Stokely Carmichael almost in unison with Baldwin famously contended “If a white man wants to lynch me, that’s his problem. If he’s got the power to lynch me, that’s my problem. Racism is not a question of attitude; it’s a question of power.” And it is along these same theoretical lines that Pitts continues their discussion of structural white supremacy, in other words, that white supremacy is not the personally held belief that white people are superior to others by virtue of their whiteness. Rather, it is “the material differences in terms of rewards and harms sanctioned via institutional social practices”. Thus, thinking through the political relevance of the PIC and its rapid expansion since the 1970’s requires us to think through the way it distributes material benefits (psychological, social, and economic) that reinforce and restructure the hierarchized racial social system. In other words, we must make limpid the linkage between the nascent colonial beginnings of what is now a reified institution of capture.

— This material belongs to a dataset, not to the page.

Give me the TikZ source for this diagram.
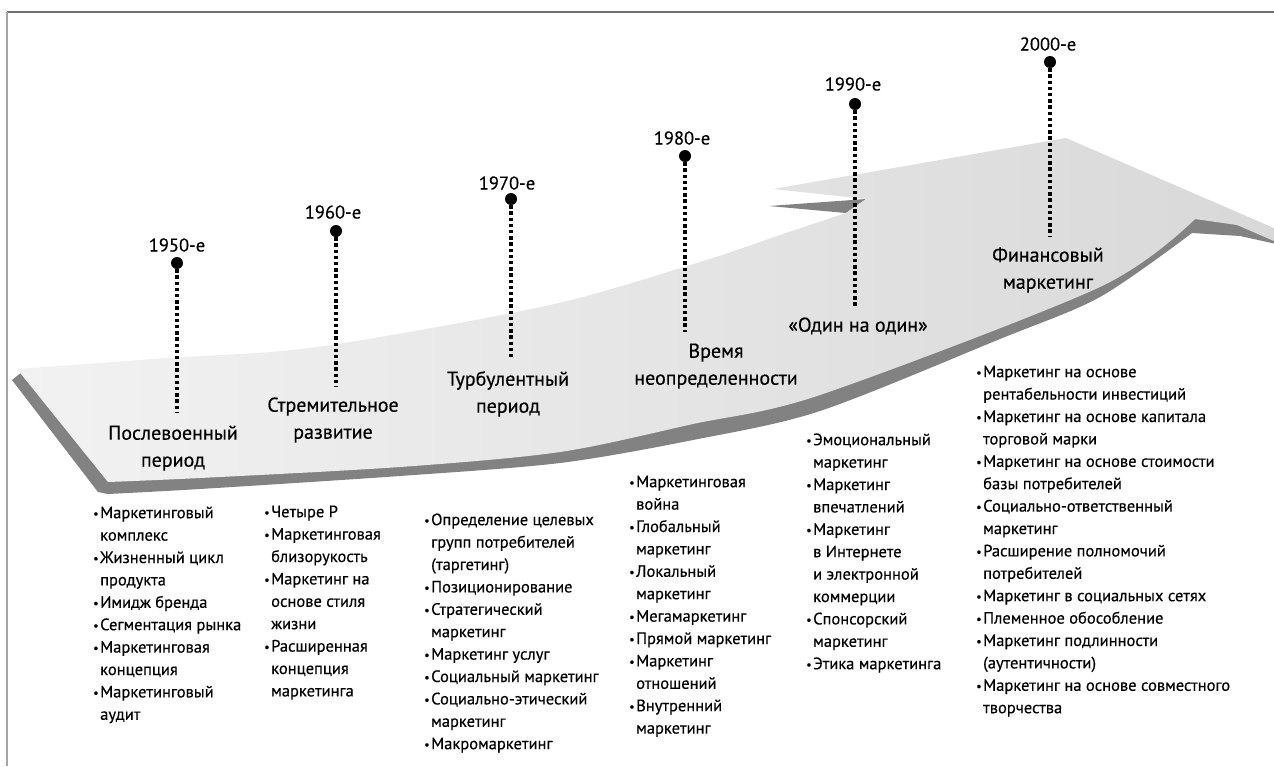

Settler anxiety is now the spectacle dejour with white supremacists taking the streets chanting “you will not replace us,” and cops mimicking oppressed nations slogans with “Blue Lives Matter,” and mocking “Whose streets? Our streets.” As such, it is high time we both recognize the long historical process of settler colonialism, and especially its relation to its most extreme forms: prison industrial complex, the border, and imperial aggression abroad. The claustrophobia felt by the oppressed and repressed today is self-same with that of the colonized in the time of the European invasion. We simply cannot understand the scope and intensity of this domestic apocalypse without demonstrating how settler colonialism structures the space of our prisons, borders, and neighborhoods. This is a history of invasion, occupation, displacement, criminalization, confinement, and isolation. Decolonization will mean unity in action for reclaiming space from the settler, the colonizer, the oppressor from the entire architecture of white supremacy.